Puma Energy announced that it had acquired a majority stake in Kenya’s Kenol Kobil, a company that has operations in nine African countries including Ethiopia, Capital learnt.
“In October 2010 Puma energy bought five operating companies of BP in Southern Africa, Nambia, Botswana, Zambia, Tanzania, and Malawi. This was the latest expansion of our business before Puma Energy became interested in buying the Kenol Kobil in Kenya on Monday, May 7,” said Mark Eadie, Head of Corporate Affairs of the Trafigura, which is a parent company to Puma Energy. The deal, however, remains subject to regulatory approval from Kenya’s Capital Markets Authority.
In a press conference on Tuesday at Radison Blu the Head Corporate added: “Since its inception in 1997 Puma Energy has shown rapid growth in transforming the midstream and downstream oil business by delivering high quality fuels safely, swiftly, and reliably at a fair price.” Capital understood that with a turnover of USD 8.1 billion, the company manages 25.1 million cubic meters of fuel storage capacity at 38 terminals and runs a network of close to 1,200 service stations.
Mark Eadie declined to give the amount of money the company intends to pay for the purchase of Kenol Kobil. “I am not entitled to reveal matters related to finance. What I know is that Puma Energy takes 68 percent of the majority share,” he said.

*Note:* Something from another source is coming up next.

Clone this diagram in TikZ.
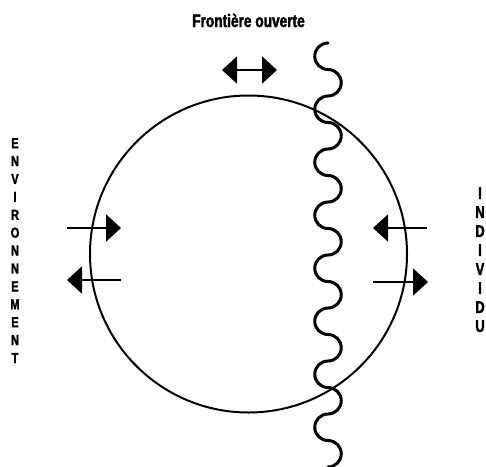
\documentclass[tikz,border=0pt]{standalone}
\usepackage{fontspec}
\usetikzlibrary{arrows.meta}
\newfontfamily\sketchfont{Liberation Sans}[FakeStretch=0.76, BoldFeatures={FakeBold=2}]

\tikzset{
  label text/.style={font=\sketchfont\bfseries, inner sep=0pt},
  flow/.style={line width=2pt, -{Triangle[length=15pt,width=27pt]}},
  wave/.style={line width=3pt, line cap=round}
}

\begin{document}
\begin{tikzpicture}[x=1pt, y=-1pt]
\useasboundingbox (0,0) rectangle (486,466);

% titre et etiquettes
\node [label text, font=\sketchfont\bfseries\fontsize{18}{18}\selectfont, anchor=base] (frontiere) at (248.5,27) {Frontière ouverte};
\node [label text, font=\sketchfont\bfseries\fontsize{14.5}{17.9}\selectfont, align=center, anchor=north] (environnement) at (15,138) {E\\N\\V\\I\\R\\O\\N\\N\\E\\M\\E\\N\\T};
\node [label text, font=\sketchfont\bfseries\fontsize{17}{19}\selectfont, align=center, anchor=north] (individu) at (480,187) {I\\N\\D\\I\\V\\I\\D\\U};

% le systeme
\coordinate (O) at (248.5,254);
\draw [line width=2pt] (O) circle (158.5);

% la frontiere
\coordinate (W) at (328,43);
\draw [wave] (W) \foreach \i in {1,...,8} {arc [start angle=270, end angle=90, radius=13.25] arc [start angle=270, end angle=450, radius=13.25]};

% echanges
\coordinate (T1) at (222,70);
\coordinate (T2) at (277,70);
\coordinate (L1) at (67,228);
\coordinate (L2) at (121,228);
\coordinate (L3) at (121,280);
\coordinate (L4) at (67,280);
\coordinate (R1) at (427,228);
\coordinate (R2) at (373,228);
\coordinate (R3) at (373,282);
\coordinate (R4) at (428,282);

\draw [flow, {Triangle[length=15pt,width=27pt]}-{Triangle[length=15pt,width=27pt]}] (T1) -- (T2);
\draw [flow] (L1) -- (L2);
\draw [flow] (L3) -- (L4);
\draw [flow] (R1) -- (R2);
\draw [flow] (R3) -- (R4);
\end{tikzpicture}
\end{document}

But he confirmed that in buying Kenol Kobil, Puma will possibly get about USD $2.5bn in net sales, from an asset base of more than 400 retail service stations and 180,000 cubic metres of storage capacity. Most importantly, the acquisition offers Puma the perfect opportunity to enter the East African region, which is now believed to be a strong oil and gas frontier.
The head of Corporate Affairs came to Addis Ababa to see how Kobil Ethiopia operates.
“This is not the first time I have come to Ethiopia. This time I came to have an overview of Kobil Ethiopia, the parent company of the Kenol Kobil Group which is Africa’s fastest growing indigenous oil marketing conglomerate with an expansive investment portfolio spanning the entire Eastern, Central and Southern parts of the African continent,” the Corporate Affairs head said. The Group consists of subsidiaries in nine African countries outside Kenya (Head Office) including; Uganda, Tanzania, Rwanda, Zambia, Ethiopia, Burundi, Zimbabwe, Mozambique and Congo DR.
Kobil has 65 fuel stations in Ethiopia with the capacity of 4,000 cubic meters. Sources close to Kobil Ethiopia said that Kobil began operations after buying some stations from the now defunct Shell Company. With one account they bought no greater than 10 stations including the Piazza, Churchill road and Teklehaimanot stations. Asked about the expansion project in Ethiopia, the Corporate Affairs head said that it is too early to comment on this. “What I know for sure is that Ethiopia has the potential for expansion. We will consider this after the deal is finalized in the coming 8 to 12 weeks,” he added.
Kenol Kobil is listed on the Nairobi Stock Exchange. With the purchase of majority share the Swiss firm Puma Energy is expected to bring a huge financial muscle to the region, coupled with vast experience from its operations in regions such as Latin America. The purchase is just part of a string of Puma’s acquisitions. On March 1, Puma announced that it had completed the acquisition of Exxon Mobil’s downstream businesses in six Central American markets, Guatemala, El Salvador, Honduras, Nicaragua, Panama and Belize respectively. And less than two months later, on April 19, Puma also announced that it bought a liquefied petroleum terminal in Benin.
Mark Eadie who left for Uganda for the same mission said that Kenol Kobil Uganda had built an impression of a company that was also on an expansion campaign of its own. Last year, the firm acquired all the assets of Phoenix Petroleum Uganda limited, plus a high fuels depot in Jinja. Although, talk of the majority stake in the company being sold has been rife in Kenya for weeks. Kobil has been operating in Uganda since 2000. The company’s lubricants continue to attract many customers, although it has struggled to shed off the perception that its petrol prices are among the highest on the local market.